I suggest you to look in the other parts of the appendix of that book you have. If you want a different book, Welford is excellent.

'measure' implies a certain amount of rendering to reality. The focal length is the distance from the rear principle plane to the image plane. The language of "plane" is a bit casual, but these are all paraxial quantities anyway.

Here's a toy example that might help you in your crusade, which I'm sure likely exists in the good book.

A stop, one focal length from a thin lens of focal length and an object at infinity. The exit pupil is at -inf, and the object at -f.

There are several truthy priors, like the size of the airy disk, or where the image is in relation to the lens.

There is, again, no work to show (this is the fourier transforming property of a lens), unless you would like me to recreate proofs that have been known for what is now a very long time.

I encourage you to read the whole book, and not skim it around formulas you want to lift without context. Or take a course in the topic.

Prompt: using the variables at hand and any others that may be needed,

zi = f + ...

No definition of variables, vague open ended prompt. No thanks.

You really do not understand what I am asking, do you? What's the difference between z1 and zi?

Jack

You haven't defined anything What is even z1 an zi? Where is z0?
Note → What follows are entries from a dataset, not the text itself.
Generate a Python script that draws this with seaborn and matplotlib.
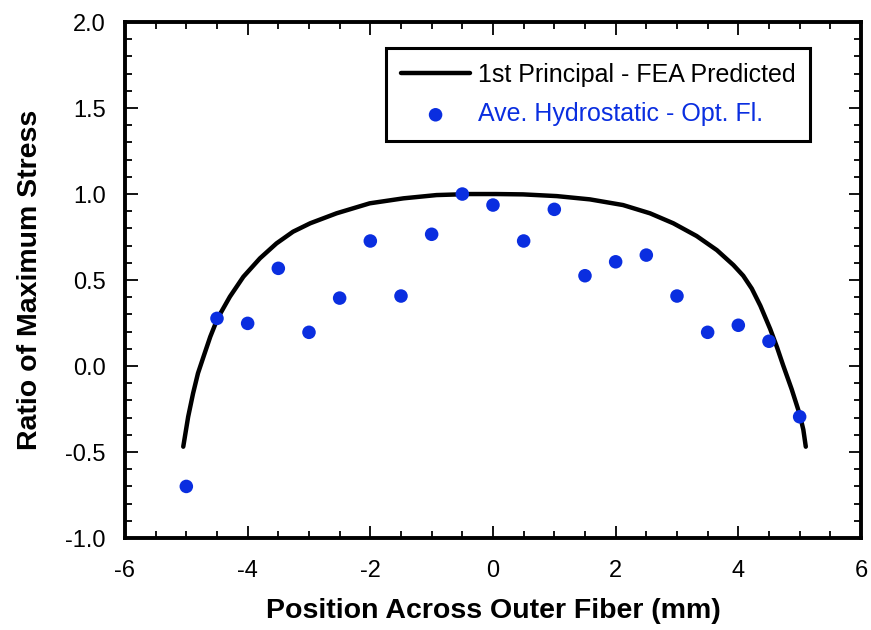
import matplotlib
matplotlib.use("Agg")
import matplotlib.pyplot as plt
import seaborn as sns
import numpy as np
import pandas as pd
from matplotlib.ticker import MultipleLocator, FormatStrFormatter

# FEA predicted curve
fea_x = [-5.05, -4.97, -4.89, -4.81, -4.72, -4.61, -4.49, -4.29, -4.07, -3.80, -3.53,
         -3.26, -2.98, -2.55, -2.01, -1.46, -0.92, -0.375, 0.05, 0.49, 1.04, 1.58,
         2.12, 2.56, 2.94, 3.32, 3.65, 3.92, 4.08, 4.22, 4.36, 4.52, 4.63, 4.73, 4.87,
         5.00, 5.06, 5.10]
fea_y = [-0.469, -0.295, -0.159, -0.042, 0.054, 0.170, 0.277, 0.403, 0.519, 0.626, 0.713,
         0.781, 0.830, 0.888, 0.946, 0.975, 0.994, 1.0, 1.0, 0.998, 0.988, 0.969,
         0.936, 0.888, 0.830, 0.756, 0.674, 0.587, 0.525, 0.450, 0.350, 0.215, 0.110, 0.005,
         -0.135, -0.280, -0.370, -0.469]

# Average hydrostatic - optical fiber measurements
opt_x = [-5.0, -4.5, -4.0, -3.5, -3.0, -2.5, -2.0, -1.5, -1.0, -0.5, 0.0,
         0.5, 1.0, 1.5, 2.0, 2.5, 3.0, 3.5, 4.0, 4.5, 5.0]
opt_y = [-0.70, 0.277, 0.248, 0.568, 0.196, 0.395, 0.727, 0.407, 0.766, 1.0, 0.936,
         0.727, 0.911, 0.525, 0.606, 0.645, 0.407, 0.196, 0.237, 0.144, -0.295]

line_label = "1st Principal - FEA Predicted"
pt_label = "Ave. Hydrostatic - Opt. Fl."
xlabel = "Position Across Outer Fiber (mm)"
ylabel = "Ratio of Maximum Stress"

sns.set_style("white")
plt.rcParams['font.family'] = ['Liberation Sans', 'DejaVu Sans']
plt.rcParams.update({'text.color': 'black', 'axes.labelcolor': 'black',
                     'xtick.color': 'black', 'ytick.color': 'black'})

fig = plt.figure(figsize=(8.71, 6.3), dpi=100)
ax = fig.add_axes([0.1435, 0.146, 0.8450, 0.819])

blue = "#0a2ee0"
df_line = pd.DataFrame({"x": fea_x, "y": fea_y})
df_pts = pd.DataFrame({"x": opt_x, "y": opt_y})
sns.lineplot(data=df_line, x="x", y="y", sort=False, color="black", linewidth=3.2,
             ax=ax, label=line_label, zorder=2)
sns.scatterplot(data=df_pts, x="x", y="y", color=blue, s=95, edgecolor="none",
                ax=ax, label=pt_label, zorder=3)

ax.set_xlim(-6, 6)
ax.set_ylim(-1.0, 2.0)
ax.xaxis.set_major_locator(MultipleLocator(2))
ax.xaxis.set_minor_locator(MultipleLocator(0.5))
ax.yaxis.set_major_locator(MultipleLocator(0.5))
ax.yaxis.set_minor_locator(MultipleLocator(0.1))
ax.yaxis.set_major_formatter(FormatStrFormatter('%.1f'))
ax.xaxis.set_major_formatter(FormatStrFormatter('%d'))
ax.tick_params(which='both', direction='in', top=True, right=True,
               bottom=True, left=True, width=1.3, color='black',
               labelcolor='black')
ax.tick_params(which='major', length=9, labelsize=17)
ax.tick_params(axis='x', which='major', pad=16)
ax.tick_params(axis='y', which='major', pad=14)
ax.tick_params(which='minor', length=5)
for s in ax.spines.values():
    s.set_linewidth(2.8)
    s.set_color('black')

ax.set_xlabel(xlabel, fontsize=20.5, fontweight='bold', labelpad=11, color='black')
ax.set_ylabel(ylabel, fontsize=20.5, fontweight='bold', labelpad=16, color='black')

leg = ax.legend(loc='upper right', bbox_to_anchor=(0.931, 0.950), fontsize=18,
                frameon=True, fancybox=False, edgecolor='black', framealpha=1,
                handlelength=2.76, borderpad=0.6, labelspacing=0.62,
                handletextpad=0.3, borderaxespad=0, markerscale=1.0)
leg.get_frame().set_linewidth(2.2)
leg.get_texts()[0].set_color('black')
leg.get_texts()[1].set_color(blue)

fig.savefig("out.png", dpi=100)
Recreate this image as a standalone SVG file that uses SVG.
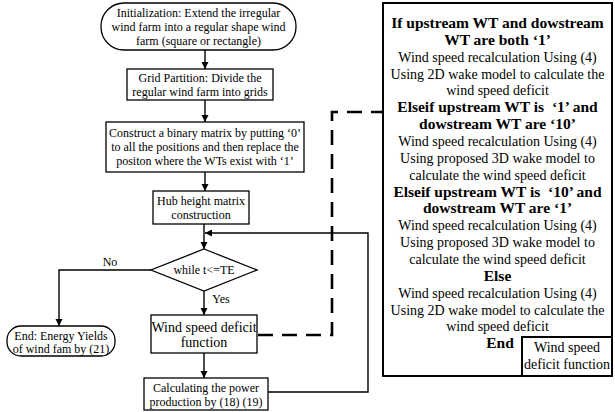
<svg xmlns="http://www.w3.org/2000/svg" width="615" height="412" viewBox="0 0 615 412">
<defs>
<style>
text{font-family:"Liberation Serif","Times New Roman",serif;fill:#000;text-anchor:middle}
.t12{font-size:12px}
.t14{font-size:14px}
.b{font-size:15.5px;font-weight:bold}
.r{font-size:14px}
.box{fill:#fff;stroke:#000;stroke-width:1.3}
.bold{fill:#fff;stroke:#000;stroke-width:2}
.ln{fill:none;stroke:#000;stroke-width:1.4}
.dash{fill:none;stroke:#000;stroke-width:2.6;stroke-dasharray:15 9}
</style>
<marker id="ah" viewBox="0 0 10 10" refX="10" refY="5" markerWidth="7" markerHeight="8" markerUnits="userSpaceOnUse" orient="auto">
<path d="M0,0 L10,5 L0,10 z" fill="#000"/>
</marker>
</defs>

<g id="connectors">
<line class="ln" x1="205" y1="50" x2="205" y2="69" marker-end="url(#ah)"/>
<line class="ln" x1="205" y1="100" x2="205" y2="122" marker-end="url(#ah)"/>
<line class="ln" x1="205" y1="172" x2="205" y2="191" marker-end="url(#ah)"/>
<line class="ln" x1="204" y1="224" x2="204" y2="249" marker-end="url(#ah)"/>
<polyline class="ln" points="151,270 59,270 59,326" marker-end="url(#ah)"/>
<line class="ln" x1="204" y1="291" x2="204" y2="315" marker-end="url(#ah)"/>
<line class="ln" x1="204" y1="353" x2="204" y2="378" marker-end="url(#ah)"/>
<polyline class="ln" points="268,392 368,392 368,233 205,233" marker-end="url(#ah)"/>
<polyline class="dash" points="258,335 332,335 332,112 382,112"/>
<text class="t12" x="110" y="266">No</text>
<text class="t12" x="221" y="303">Yes</text>
</g>

<g id="init">
<rect class="box" x="101" y="3" width="195" height="47" rx="23" ry="23"/>
<text class="t12" x="198.5" y="17">Initialization: Extend the irregular</text>
<text class="t12" x="198.5" y="31">wind farm into a regular shape wind</text>
<text class="t12" x="198.5" y="45">farm (square or rectangle)</text>
</g>

<g id="grid">
<rect class="box" x="127" y="69" width="146" height="31"/>
<text class="t12" x="200" y="82">Grid Partition: Divide the</text>
<text class="t12" x="200" y="96">regular wind farm into grids</text>
</g>

<g id="binary">
<rect class="box" x="106" y="122" width="198" height="50"/>
<text class="t12" x="205" y="137">Construct a binary matrix by putting ‘0’</text>
<text class="t12" x="205" y="151">to all the positions and then replace the</text>
<text class="t12" x="205" y="165">positon where the WTs exist with ‘1’</text>
</g>

<g id="hub">
<rect class="box" x="153" y="191" width="96" height="33"/>
<text class="t12" x="201" y="205">Hub height matrix</text>
<text class="t12" x="201" y="219">construction</text>
</g>

<g id="decision">
<polygon class="box" points="204,249 257,270 204,291 151,270"/>
<text class="t12" x="204" y="274">while t&lt;=TE</text>
</g>

<g id="end">
<rect class="box" x="7" y="326" width="108" height="30" rx="14" ry="14"/>
<text class="t12" x="61" y="340">End: Energy Yields</text>
<text class="t12" x="61" y="353">of wind fam by (21)</text>
</g>

<g id="wsd">
<rect class="box" x="151" y="315" width="106" height="38"/>
<text class="t14" x="204" y="332">Wind speed deficit</text>
<text class="t14" x="204" y="347">function</text>
</g>

<g id="power">
<rect class="box" x="144" y="378" width="124" height="32"/>
<text class="t12" x="206" y="392">Calculating the power</text>
<text class="t12" x="206" y="406">production by (18) (19)</text>
</g>

<g id="detail">
<rect class="bold" x="383" y="3" width="229" height="373"/>
<text class="b" x="497.5" y="28">If upstream WT and dowstream</text>
<text class="b" x="497.5" y="44.9">WT are both ‘1’</text>
<text class="r" x="497.5" y="61.7">Wind speed recalculation Using (4)</text>
<text class="r" x="497.5" y="78.6">Using 2D wake model to calculate the</text>
<text class="r" x="497.5" y="95.4">wind speed deficit</text>
<text class="b" x="497.5" y="112.3">Elseif upstream WT is &#160;‘1’ and</text>
<text class="b" x="497.5" y="129.1">dowstream WT are ‘10’</text>
<text class="r" x="497.5" y="146">Wind speed recalculation Using (4)</text>
<text class="r" x="497.5" y="162.8">Using proposed 3D wake model to</text>
<text class="r" x="497.5" y="179.7">calculate the wind speed deficit</text>
<text class="b" x="497.5" y="196.5">Elseif upstream WT is &#160;‘10’ and</text>
<text class="b" x="497.5" y="213.4">dowstream WT are ‘1’</text>
<text class="r" x="497.5" y="230.2">Wind speed recalculation Using (4)</text>
<text class="r" x="497.5" y="247">Using proposed 3D wake model to</text>
<text class="r" x="497.5" y="263.9">calculate the wind speed deficit</text>
<text class="b" x="497.5" y="280.8">Else</text>
<text class="r" x="497.5" y="297.6">Wind speed recalculation Using (4)</text>
<text class="r" x="497.5" y="314.5">Using 2D wake model to calculate the</text>
<text class="r" x="497.5" y="331.3">wind speed deficit</text>
<text class="b" x="500" y="348.2">End</text>
</g>

<g id="label">
<rect class="bold" x="522" y="337" width="90" height="39"/>
<text class="r" x="567" y="352">Wind speed</text>
<text class="r" x="567" y="369">deficit function</text>
</g>
</svg>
You have the same book I have. But let me help you: In Goodman z1 is measured from the principal plane, zi from the exit pupil.

So where is focal length measured from?

Actually, I have the fourth edition signed by him.

I gave you the definition of focal length, which you ignored.

So we are in agreement, focal length is measured from the second principal point, while Fourier Optic propagation is measured from the exit pupil, which, perusing Bill's tool, are in practice never exactly coincident. In fact there can be quite a difference, with consequent implications for key photographic figures like f-number and the distance of the imaging plane in Fourier Optics.

Now that you understand what I was saying, check how people in the know draw such diagrams or try to square them with f/D and you will understand my original comment about confusing terminology and wishing that folks be more precise and consistent in applying it.

Jack